I ban it for two reasons: one is based on a concern for my students and the other is based on a premise that I have yet to hear: the down side of instant engagement. The concern for my students came about after students complained to me that, even when they wanted to focus, it was difficult because the internet usage from other students was so prevalent that it kept the whole room preoccupied. The Washington Post article refers to it as the “cone of distraction.” But there’s an easy solution for that – all students who use laptops can sit at the back of class (although if everyone wants to use a laptop then that would thwart the solution). So, while that motivates me, the other reasons stem from something that I have not seen discussed – how the use of technology can thwart thoughtful ruminations.

Allow me to first illustrate with a hypothetical. What if you’re a student in a class, who had deep concerns over the competency of your professor: he’s a new prof who has no “track record” and you’re unsure as to whether what he’s telling you is really accurate or just a collection of platitudes. So, every time he makes a statement about black letter law you “fact check” it, Google it on your laptop to see if what he says pasts muster. Instead of listening to the lecture from a point of view of thoughtful absorption, you are spending your time trying to catch the teacher, not to educate but to condemn. Suddenly, the environment isn’t about learning it’s about condemnation. Now let me be clear – I know that there are a lot of incompetent professors out there, and many of them need to be challenged, but having this instant access to the internet can lead to a sense of false confidence (If I found it on Wikipedia it must be right and my professor must be wrong! True story, two days after I orginally this, one of my students in answering a question did exactly that: he referenced Wikipedia) that can then lead to a situation where confusion is heightened and learning is inhibited.
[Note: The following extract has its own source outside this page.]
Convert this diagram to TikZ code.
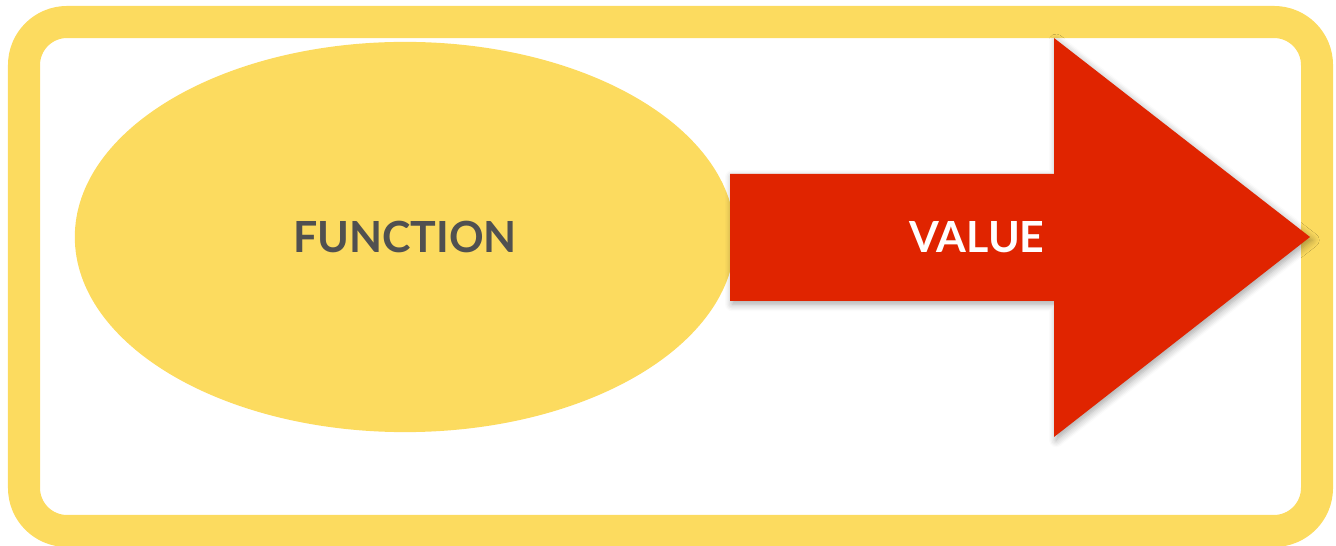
\documentclass[tikz,border=0pt]{standalone}
\usepackage{fontspec}
\setmainfont{Lato}
\usetikzlibrary{shapes.geometric,shadows.blur}
\definecolor{vang}{RGB}{252,219,95}
\definecolor{do}{RGB}{224,36,0}
\definecolor{xam}{RGB}{80,80,80}
\begin{document}
\begin{tikzpicture}[x=0.01cm,y=-0.01cm,line join=round]
	\tikzset{
	khung/.style={draw=vang,line width=0.32cm,rounded corners=0.43cm},
	chu/.style={font=\bfseries\fontsize{12.2}{14}\selectfont,inner sep=0pt},
	muiten/.style={fill=do,blur shadow={shadow xshift=0.6pt,shadow yshift=-0.9pt,shadow blur steps=6,shadow opacity=35}}
	}
	\useasboundingbox (0,0) rectangle (1336,546);
	\draw[khung] (24,22) rectangle (1317,531);%khung ngoài
	\node[ellipse,fill=vang,minimum width=6.6cm,minimum height=3.9cm,inner sep=0pt] (ham) at (405,237) {};
	\node[chu,text=xam] (fn) at (ham.center) {FUNCTION};
	%mũi tên
	\fill[muiten] (730,174)--(1054,174)--(1054,38)--(1310,237)--(1054,437)--(1054,301)--(730,301)--cycle;
	\node[chu,text=white] (val) at (977,237) {VALUE};
\end{tikzpicture}
\end{document}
If instead, the material were digested in class first, with questions designed to clarify, then a student might spend that time engaging in real learning.

Which leads me to ancillary point that my colleague, William Rhee, pointed out: namely that the legal system has not yet thrown aside all vestiges of the old ways. A law student needs to learn the basics of note taking and thoughtful discussion for those situations in the legal world where technology is either not accessible or not permissible. What if, you are so accustomed to relying on your computer to type questions that you are completely at a loss on how to behave during an oral argument, standing at the podium with nothing more than some paper and a pen? There will be something lost in client interactions if the only thing a client sees during a meeting is the two slits of eyes above your laptop. I have literally seen two teenagers sitting side by side on a couch not making eye contact or talking, both of them glued to their cell phones, expressionless as they were texting - each other. What does that say about our continued ability to interact with people face to face?

That for me is the real danger; it’s the dark side of what I mentioned in a previous post – using technology to get students to engage. I love technology and love how it gives people a means to access a discussion, a debate, in ways they never could before. I love that all of my seminar students and most of my business organization students have spent some time this semester blogging on issues of Citizens United and grappling with what the case means for them in different contexts. But something happened along the way to engagement: occasionally, the instant feedback of technology leads students to rush to judgment, and substitute thoughtful commentary with thoughtless reactions. It can lead to an inability to learn basic skills of communication (in much the same way that a calculator had a horrible effect on students’ arithmetic).

So, while I embrace technology as a mechanism for teaching my students, I also place limits. And so this year, I banned laptops in my class. There were grumblings at first ( I hear there always are) but the results have been worth it. It has given my students and me a time to slow down, to wrestle together with the questions they have and to think through these issues over the course of a two-hour period. And for me, that’s right on time.